Observe production traces

omk observe turns real Claude Code session traces into insight: where your knowledge actually got used, where it bumped into gaps, how stable execution was. Unlike omk eval (a controlled offline experiment), observe is read-only production observation — it does not score, it surfaces signals.

It ships two workflows. For every flag see the CLI reference.

A. Skill-health report (default)

Point it at a Claude Code project's trace directory:

bash
omk observe ~/.claude/projects/-Users-you-Documents-my-project
omk observe ~/.claude/projects/my-project --last 7d
omk observe ~/.claude/projects/my-project --skills audit,polish
omk observe ~/.claude/projects/my-project --kb /path/to/project   # KB-aware analysis

You get a per-skill health report: knowledge usage, gap signals (where the agent wanted something and failed to find it), execution stability, tokens, and latency. The point is to find real-world gaps your eval samples didn't cover — those gaps become the next round of eval cases.
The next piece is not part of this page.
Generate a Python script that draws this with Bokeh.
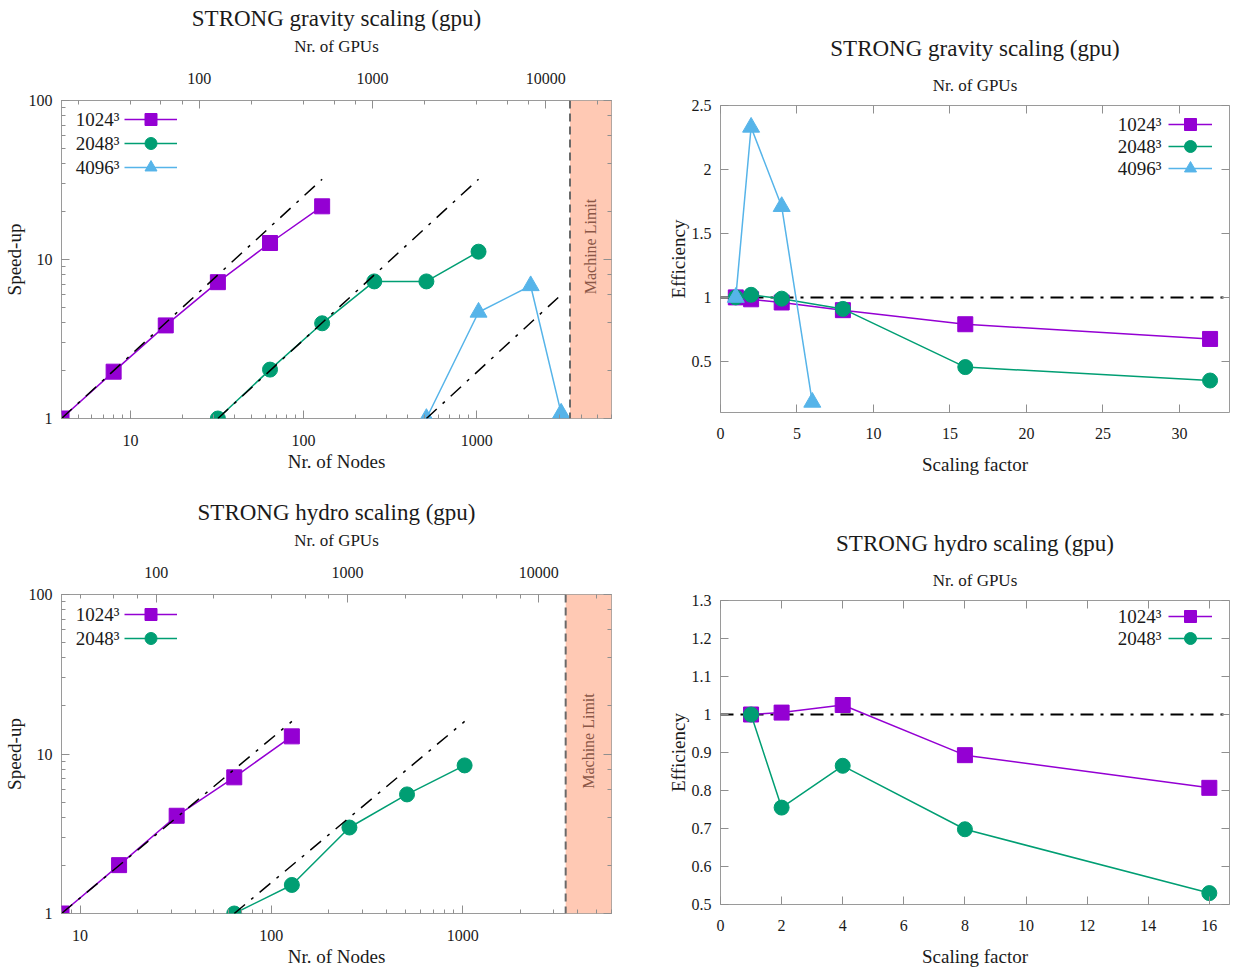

Scope the window with --last 7d / --from … --to …, and narrow to specific skills with --skills.

B. Inbox: the reviewer loop

When you want to triage observations one by one (and feed the good ones back as regression cases), use the inbox. The whole pipeline is local-only and LLM-free.

bash
# 1. Parse traces, aggregate + de-noise signals, write to .omk/observations/
omk observe ingest ~/.claude/projects/my-project

# 2. Read the inbox (default top 20, sorted by severity / confidence / lastSeen)
omk observe inbox
omk observe inbox --skill audit          # filter by skill
omk observe inbox --by-skill             # one row per skill (rollup)
omk observe inbox --explore 10           # sample long-tail items from medium/low
omk observe inbox --json                 # JSON for automation

# 3. Inspect one observation with its surrounding messages
omk observe show <inbox_id>

Each observation carries its credibility (confidence + attributionConfidence, shown side by side so you can tell a strong signal from a shaky skill-attribution), a stable severityReasonCode, and a messageWindow (3 messages before / trigger / 3 after, plus whether the agent recovered) anchored back to the original JSONL.

Supported trace formats: Claude Code session JSONL, OpenClaw session JSONL, and markdown conversation logs (.log).

Turning observations into samples

Confirmed gaps from observe are exactly the failures your eval set is missing. omk sample --from-traces can draft regression cases from those signals — closing the observe → eval loop.